The three schematic designs that were on display at the open house were the results of the study. Bower said that the concepts were designed to not only look at solving the issues in the library for the library users of today, but also to solve the issues for library users in the future.
"It's trends where people are interacting with each other with devices and technology and books and what they're expecting from libraries, so we just try to stay with that trend so it's relevant in 15 years," Bower said.
Mike Slavik, the Dakota County Commissioner for District 1, said that the county board currently has a budget of $2.8 million for the Pleasant Hill Library renovation. The first of the three concepts created would stay within that budget by using the current floor plan and readjusting and updating for technology. Concepts B and C would add additional space and would cost more than what was originally in the budget. If one of those concepts is chosen, it would involve a budget amendment, which would likely be taken out of the five-year capital improvement planning fund, Slavik said.
Concept B would cost an additional $300,000, but it would add additional space to the meeting room. Concept C would cost an additional $800,000 and would include an addition to the meeting room as well as expanded space in the library, which would include a Maker's Space. The space is interactive and would act as a component of next generation libraries, Slavik said.

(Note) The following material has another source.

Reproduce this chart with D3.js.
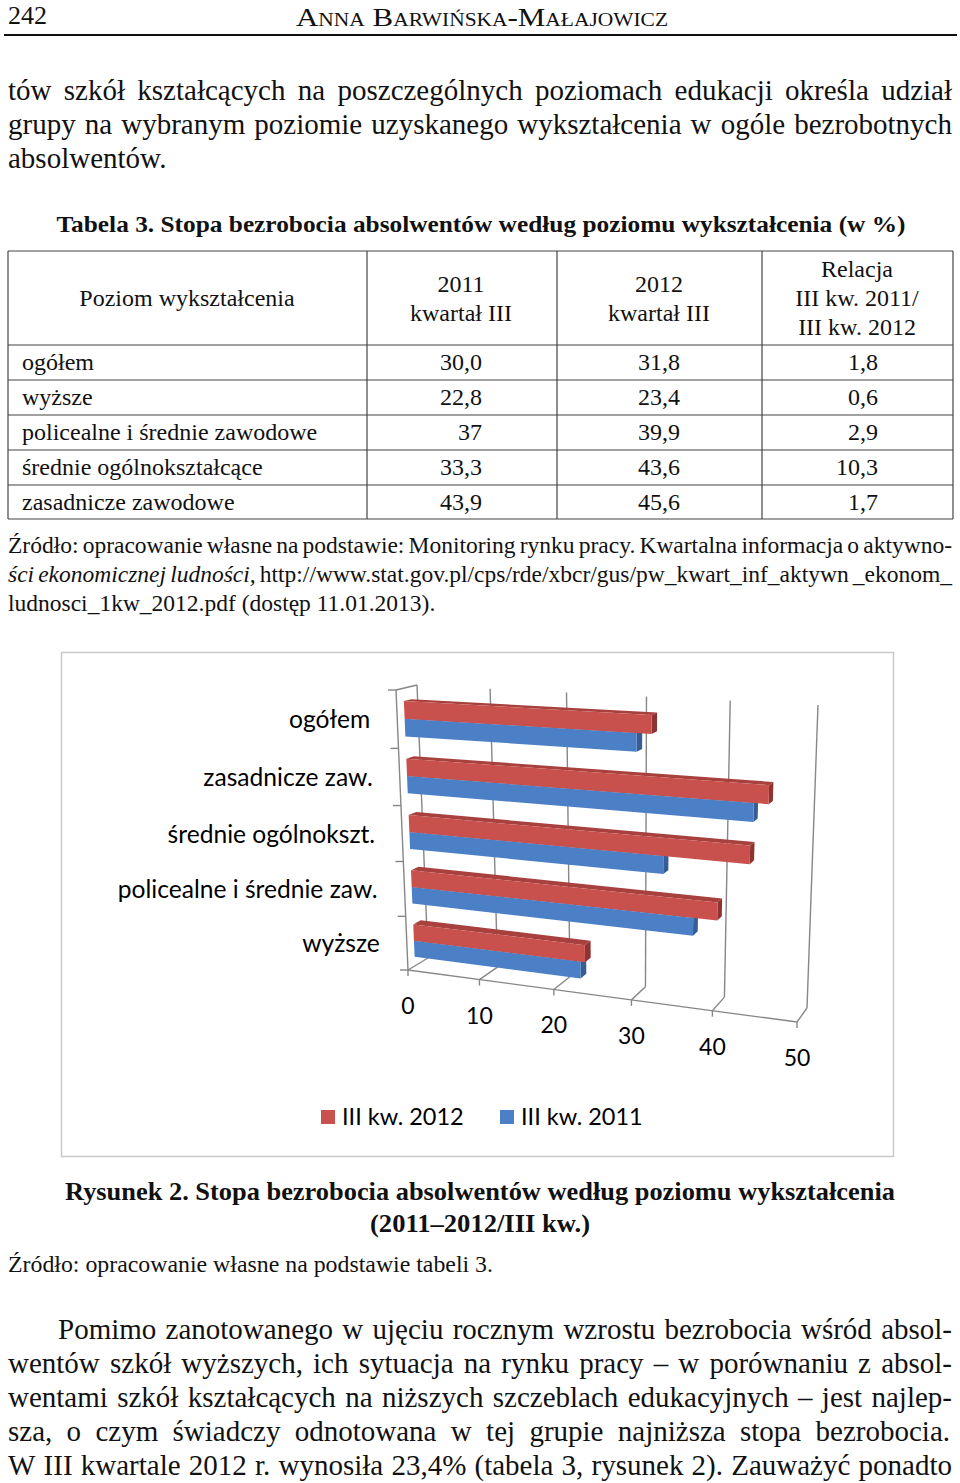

In addition, the children's area would be larger and it would have space that would allow for greater opportunity for interaction.
Slavik said that the comments from the community will be used to decipher what the residents and users of the library feel is the most valuable.
"Ultimately the seven county board members will decide if any of these (concepts) are more valuable or not," Slavik said.
The open house was used to get some public input on the designs before all the options are taken to the library advisory committee. Slavik said that there will be another opportunity for the public to weigh in on the renovations once the designer is hired. The next public comment opportunity will likely be in the summer or fall of 2017, right before the bid process, Slavik said.